:: DATASET SECTION ::
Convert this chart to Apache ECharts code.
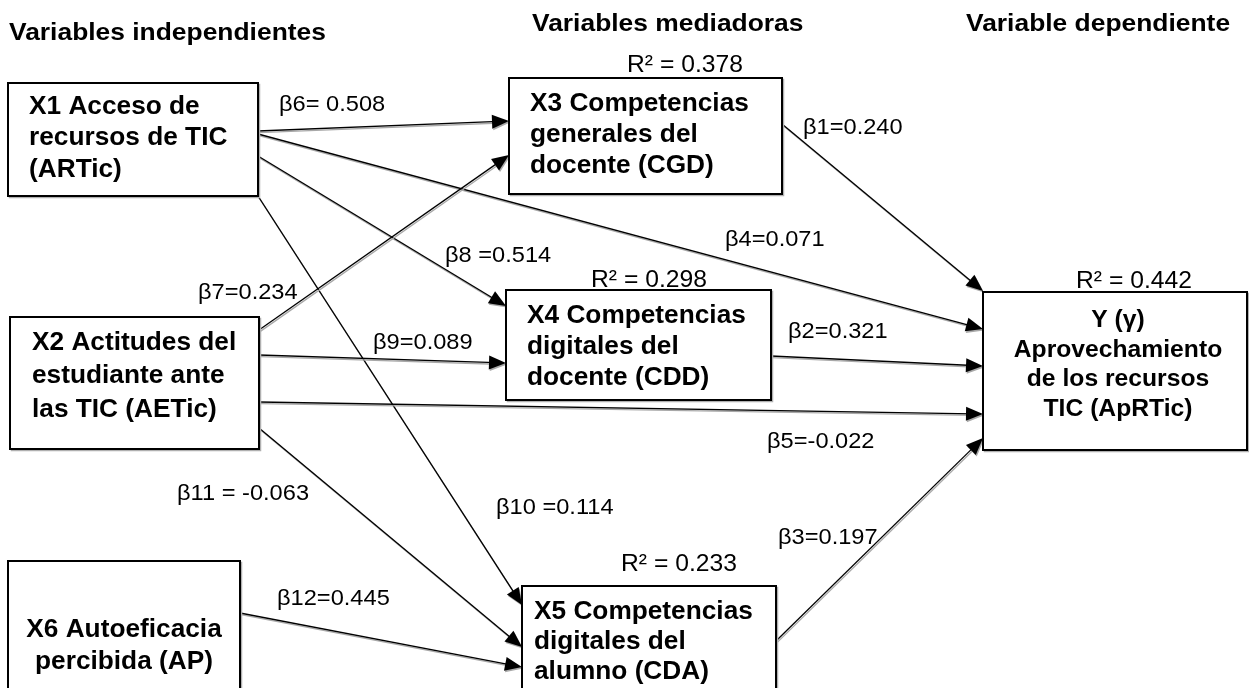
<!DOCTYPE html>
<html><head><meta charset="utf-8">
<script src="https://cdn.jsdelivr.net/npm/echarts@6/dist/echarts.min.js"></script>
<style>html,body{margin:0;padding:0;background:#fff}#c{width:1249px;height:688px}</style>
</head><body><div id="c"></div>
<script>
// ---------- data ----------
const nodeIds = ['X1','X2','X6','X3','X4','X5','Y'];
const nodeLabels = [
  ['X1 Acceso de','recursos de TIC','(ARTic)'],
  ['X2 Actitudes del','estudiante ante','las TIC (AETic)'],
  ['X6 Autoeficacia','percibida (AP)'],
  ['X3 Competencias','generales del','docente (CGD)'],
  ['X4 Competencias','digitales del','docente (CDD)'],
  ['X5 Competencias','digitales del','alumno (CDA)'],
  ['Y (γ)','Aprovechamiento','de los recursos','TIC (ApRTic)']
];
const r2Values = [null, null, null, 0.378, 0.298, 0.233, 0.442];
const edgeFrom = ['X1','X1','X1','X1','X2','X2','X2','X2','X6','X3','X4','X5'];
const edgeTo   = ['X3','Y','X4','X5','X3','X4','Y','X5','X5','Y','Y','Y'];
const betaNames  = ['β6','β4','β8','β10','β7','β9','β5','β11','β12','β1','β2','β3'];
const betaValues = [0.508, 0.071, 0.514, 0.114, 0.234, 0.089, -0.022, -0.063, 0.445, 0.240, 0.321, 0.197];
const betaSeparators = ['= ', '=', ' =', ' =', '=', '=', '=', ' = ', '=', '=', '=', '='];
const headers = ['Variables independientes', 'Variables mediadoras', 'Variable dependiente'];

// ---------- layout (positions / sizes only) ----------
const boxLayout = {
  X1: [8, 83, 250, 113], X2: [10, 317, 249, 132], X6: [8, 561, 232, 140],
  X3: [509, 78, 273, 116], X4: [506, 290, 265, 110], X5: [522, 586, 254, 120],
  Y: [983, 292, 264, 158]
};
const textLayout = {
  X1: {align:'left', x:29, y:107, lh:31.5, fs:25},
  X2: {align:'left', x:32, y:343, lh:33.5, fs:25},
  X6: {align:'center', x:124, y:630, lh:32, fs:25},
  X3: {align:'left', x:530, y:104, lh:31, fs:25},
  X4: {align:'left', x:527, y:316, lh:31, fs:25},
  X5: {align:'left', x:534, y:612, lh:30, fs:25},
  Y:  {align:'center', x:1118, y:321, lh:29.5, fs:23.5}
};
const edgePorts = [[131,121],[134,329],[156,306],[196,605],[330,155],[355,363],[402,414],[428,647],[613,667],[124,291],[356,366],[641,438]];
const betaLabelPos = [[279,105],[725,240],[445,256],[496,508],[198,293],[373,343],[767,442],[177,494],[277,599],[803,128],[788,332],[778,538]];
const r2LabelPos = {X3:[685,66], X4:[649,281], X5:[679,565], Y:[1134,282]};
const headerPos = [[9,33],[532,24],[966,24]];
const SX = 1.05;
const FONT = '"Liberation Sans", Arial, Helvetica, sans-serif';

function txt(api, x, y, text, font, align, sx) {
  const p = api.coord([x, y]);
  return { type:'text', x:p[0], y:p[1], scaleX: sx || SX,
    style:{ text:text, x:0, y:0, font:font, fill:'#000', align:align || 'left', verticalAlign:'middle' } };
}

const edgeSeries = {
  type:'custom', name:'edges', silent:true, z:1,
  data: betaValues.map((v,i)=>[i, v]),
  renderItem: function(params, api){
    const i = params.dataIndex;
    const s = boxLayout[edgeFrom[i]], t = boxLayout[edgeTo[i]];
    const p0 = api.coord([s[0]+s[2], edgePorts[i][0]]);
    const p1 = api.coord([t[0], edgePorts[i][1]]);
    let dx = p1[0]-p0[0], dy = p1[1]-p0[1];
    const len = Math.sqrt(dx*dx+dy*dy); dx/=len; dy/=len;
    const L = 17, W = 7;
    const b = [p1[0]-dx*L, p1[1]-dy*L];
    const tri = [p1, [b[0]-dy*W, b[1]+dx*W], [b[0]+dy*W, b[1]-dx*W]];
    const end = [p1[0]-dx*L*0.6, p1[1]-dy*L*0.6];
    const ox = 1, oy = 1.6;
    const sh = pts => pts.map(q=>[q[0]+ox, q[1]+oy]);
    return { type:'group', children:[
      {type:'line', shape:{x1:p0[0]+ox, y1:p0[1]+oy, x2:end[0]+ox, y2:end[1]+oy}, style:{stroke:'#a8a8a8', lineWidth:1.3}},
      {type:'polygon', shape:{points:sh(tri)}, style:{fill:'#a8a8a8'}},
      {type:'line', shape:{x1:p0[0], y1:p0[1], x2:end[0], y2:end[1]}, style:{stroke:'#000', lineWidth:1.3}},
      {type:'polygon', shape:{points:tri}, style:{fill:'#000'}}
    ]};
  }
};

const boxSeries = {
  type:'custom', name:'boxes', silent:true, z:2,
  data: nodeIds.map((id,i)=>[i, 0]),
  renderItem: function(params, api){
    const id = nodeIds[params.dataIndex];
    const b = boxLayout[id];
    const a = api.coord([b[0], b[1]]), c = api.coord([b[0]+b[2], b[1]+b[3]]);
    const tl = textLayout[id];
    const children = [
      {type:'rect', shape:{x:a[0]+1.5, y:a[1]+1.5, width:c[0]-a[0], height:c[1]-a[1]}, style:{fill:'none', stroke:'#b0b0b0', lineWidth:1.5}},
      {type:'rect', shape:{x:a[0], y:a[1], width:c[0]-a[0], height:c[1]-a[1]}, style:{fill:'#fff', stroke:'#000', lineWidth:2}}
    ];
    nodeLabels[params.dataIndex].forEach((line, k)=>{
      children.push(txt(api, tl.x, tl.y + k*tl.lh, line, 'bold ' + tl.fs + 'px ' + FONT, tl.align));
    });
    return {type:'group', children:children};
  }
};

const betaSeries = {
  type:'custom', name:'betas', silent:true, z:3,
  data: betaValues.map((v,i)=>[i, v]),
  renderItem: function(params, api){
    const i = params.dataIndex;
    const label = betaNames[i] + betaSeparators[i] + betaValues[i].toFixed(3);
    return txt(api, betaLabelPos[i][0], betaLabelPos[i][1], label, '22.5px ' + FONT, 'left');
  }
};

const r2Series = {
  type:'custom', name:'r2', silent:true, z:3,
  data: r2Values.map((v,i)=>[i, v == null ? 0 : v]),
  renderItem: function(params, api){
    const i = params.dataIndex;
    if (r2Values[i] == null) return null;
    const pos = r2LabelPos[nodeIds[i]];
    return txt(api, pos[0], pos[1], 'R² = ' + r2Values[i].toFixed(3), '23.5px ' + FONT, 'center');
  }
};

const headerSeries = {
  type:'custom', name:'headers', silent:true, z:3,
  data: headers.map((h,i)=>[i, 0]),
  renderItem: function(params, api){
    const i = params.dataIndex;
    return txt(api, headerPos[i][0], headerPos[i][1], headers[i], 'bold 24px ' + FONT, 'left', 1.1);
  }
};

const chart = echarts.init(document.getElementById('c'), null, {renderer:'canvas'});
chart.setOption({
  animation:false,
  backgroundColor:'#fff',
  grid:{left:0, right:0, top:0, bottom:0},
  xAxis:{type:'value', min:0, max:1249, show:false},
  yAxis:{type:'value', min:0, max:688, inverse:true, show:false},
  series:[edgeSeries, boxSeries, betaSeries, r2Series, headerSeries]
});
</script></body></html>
:::
* _TASK BRIEF_
Give an exact reproduction of every line, leaving out any picture.

* _ANSWER_
Convert this chart to Apache ECharts code.
<!DOCTYPE html>
<html><head><meta charset="utf-8">
<script src="https://cdn.jsdelivr.net/npm/echarts@6/dist/echarts.min.js"></script>
<style>html,body{margin:0;padding:0;background:#fff}#c{width:1249px;height:688px}</style>
</head><body><div id="c"></div>
<script>
// ---------- data ----------
const nodeIds = ['X1','X2','X6','X3','X4','X5','Y'];
const nodeLabels = [
  ['X1 Acceso de','recursos de TIC','(ARTic)'],
  ['X2 Actitudes del','estudiante ante','las TIC (AETic)'],
  ['X6 Autoeficacia','percibida (AP)'],
  ['X3 Competencias','generales del','docente (CGD)'],
  ['X4 Competencias','digitales del','docente (CDD)'],
  ['X5 Competencias','digitales del','alumno (CDA)'],
  ['Y (γ)','Aprovechamiento','de los recursos','TIC (ApRTic)']
];
const r2Values = [null, null, null, 0.378, 0.298, 0.233, 0.442];
const edgeFrom = ['X1','X1','X1','X1','X2','X2','X2','X2','X6','X3','X4','X5'];
const edgeTo   = ['X3','Y','X4','X5','X3','X4','Y','X5','X5','Y','Y','Y'];
const betaNames  = ['β6','β4','β8','β10','β7','β9','β5','β11','β12','β1','β2','β3'];
const betaValues = [0.508, 0.071, 0.514, 0.114, 0.234, 0.089, -0.022, -0.063, 0.445, 0.240, 0.321, 0.197];
const betaSeparators = ['= ', '=', ' =', ' =', '=', '=', '=', ' = ', '=', '=', '=', '='];
const headers = ['Variables independientes', 'Variables mediadoras', 'Variable dependiente'];

// ---------- layout (positions / sizes only) ----------
const boxLayout = {
  X1: [8, 83, 250, 113], X2: [10, 317, 249, 132], X6: [8, 561, 232, 140],
  X3: [509, 78, 273, 116], X4: [506, 290, 265, 110], X5: [522, 586, 254, 120],
  Y: [983, 292, 264, 158]
};
const textLayout = {
  X1: {align:'left', x:29, y:107, lh:31.5, fs:25},
  X2: {align:'left', x:32, y:343, lh:33.5, fs:25},
  X6: {align:'center', x:124, y:630, lh:32, fs:25},
  X3: {align:'left', x:530, y:104, lh:31, fs:25},
  X4: {align:'left', x:527, y:316, lh:31, fs:25},
  X5: {align:'left', x:534, y:612, lh:30, fs:25},
  Y:  {align:'center', x:1118, y:321, lh:29.5, fs:23.5}
};
const edgePorts = [[131,121],[134,329],[156,306],[196,605],[330,155],[355,363],[402,414],[428,647],[613,667],[124,291],[356,366],[641,438]];
const betaLabelPos = [[279,105],[725,240],[445,256],[496,508],[198,293],[373,343],[767,442],[177,494],[277,599],[803,128],[788,332],[778,538]];
const r2LabelPos = {X3:[685,66], X4:[649,281], X5:[679,565], Y:[1134,282]};
const headerPos = [[9,33],[532,24],[966,24]];
const SX = 1.05;
const FONT = '"Liberation Sans", Arial, Helvetica, sans-serif';

function txt(api, x, y, text, font, align, sx) {
  const p = api.coord([x, y]);
  return { type:'text', x:p[0], y:p[1], scaleX: sx || SX,
    style:{ text:text, x:0, y:0, font:font, fill:'#000', align:align || 'left', verticalAlign:'middle' } };
}

const edgeSeries = {
  type:'custom', name:'edges', silent:true, z:1,
  data: betaValues.map((v,i)=>[i, v]),
  renderItem: function(params, api){
    const i = params.dataIndex;
    const s = boxLayout[edgeFrom[i]], t = boxLayout[edgeTo[i]];
    const p0 = api.coord([s[0]+s[2], edgePorts[i][0]]);
    const p1 = api.coord([t[0], edgePorts[i][1]]);
    let dx = p1[0]-p0[0], dy = p1[1]-p0[1];
    const len = Math.sqrt(dx*dx+dy*dy); dx/=len; dy/=len;
    const L = 17, W = 7;
    const b = [p1[0]-dx*L, p1[1]-dy*L];
    const tri = [p1, [b[0]-dy*W, b[1]+dx*W], [b[0]+dy*W, b[1]-dx*W]];
    const end = [p1[0]-dx*L*0.6, p1[1]-dy*L*0.6];
    const ox = 1, oy = 1.6;
    const sh = pts => pts.map(q=>[q[0]+ox, q[1]+oy]);
    return { type:'group', children:[
      {type:'line', shape:{x1:p0[0]+ox, y1:p0[1]+oy, x2:end[0]+ox, y2:end[1]+oy}, style:{stroke:'#a8a8a8', lineWidth:1.3}},
      {type:'polygon', shape:{points:sh(tri)}, style:{fill:'#a8a8a8'}},
      {type:'line', shape:{x1:p0[0], y1:p0[1], x2:end[0], y2:end[1]}, style:{stroke:'#000', lineWidth:1.3}},
      {type:'polygon', shape:{points:tri}, style:{fill:'#000'}}
    ]};
  }
};

const boxSeries = {
  type:'custom', name:'boxes', silent:true, z:2,
  data: nodeIds.map((id,i)=>[i, 0]),
  renderItem: function(params, api){
    const id = nodeIds[params.dataIndex];
    const b = boxLayout[id];
    const a = api.coord([b[0], b[1]]), c = api.coord([b[0]+b[2], b[1]+b[3]]);
    const tl = textLayout[id];
    const children = [
      {type:'rect', shape:{x:a[0]+1.5, y:a[1]+1.5, width:c[0]-a[0], height:c[1]-a[1]}, style:{fill:'none', stroke:'#b0b0b0', lineWidth:1.5}},
      {type:'rect', shape:{x:a[0], y:a[1], width:c[0]-a[0], height:c[1]-a[1]}, style:{fill:'#fff', stroke:'#000', lineWidth:2}}
    ];
    nodeLabels[params.dataIndex].forEach((line, k)=>{
      children.push(txt(api, tl.x, tl.y + k*tl.lh, line, 'bold ' + tl.fs + 'px ' + FONT, tl.align));
    });
    return {type:'group', children:children};
  }
};

const betaSeries = {
  type:'custom', name:'betas', silent:true, z:3,
  data: betaValues.map((v,i)=>[i, v]),
  renderItem: function(params, api){
    const i = params.dataIndex;
    const label = betaNames[i] + betaSeparators[i] + betaValues[i].toFixed(3);
    return txt(api, betaLabelPos[i][0], betaLabelPos[i][1], label, '22.5px ' + FONT, 'left');
  }
};

const r2Series = {
  type:'custom', name:'r2', silent:true, z:3,
  data: r2Values.map((v,i)=>[i, v == null ? 0 : v]),
  renderItem: function(params, api){
    const i = params.dataIndex;
    if (r2Values[i] == null) return null;
    const pos = r2LabelPos[nodeIds[i]];
    return txt(api, pos[0], pos[1], 'R² = ' + r2Values[i].toFixed(3), '23.5px ' + FONT, 'center');
  }
};

const headerSeries = {
  type:'custom', name:'headers', silent:true, z:3,
  data: headers.map((h,i)=>[i, 0]),
  renderItem: function(params, api){
    const i = params.dataIndex;
    return txt(api, headerPos[i][0], headerPos[i][1], headers[i], 'bold 24px ' + FONT, 'left', 1.1);
  }
};

const chart = echarts.init(document.getElementById('c'), null, {renderer:'canvas'});
chart.setOption({
  animation:false,
  backgroundColor:'#fff',
  grid:{left:0, right:0, top:0, bottom:0},
  xAxis:{type:'value', min:0, max:1249, show:false},
  yAxis:{type:'value', min:0, max:688, inverse:true, show:false},
  series:[edgeSeries, boxSeries, betaSeries, r2Series, headerSeries]
});
</script></body></html>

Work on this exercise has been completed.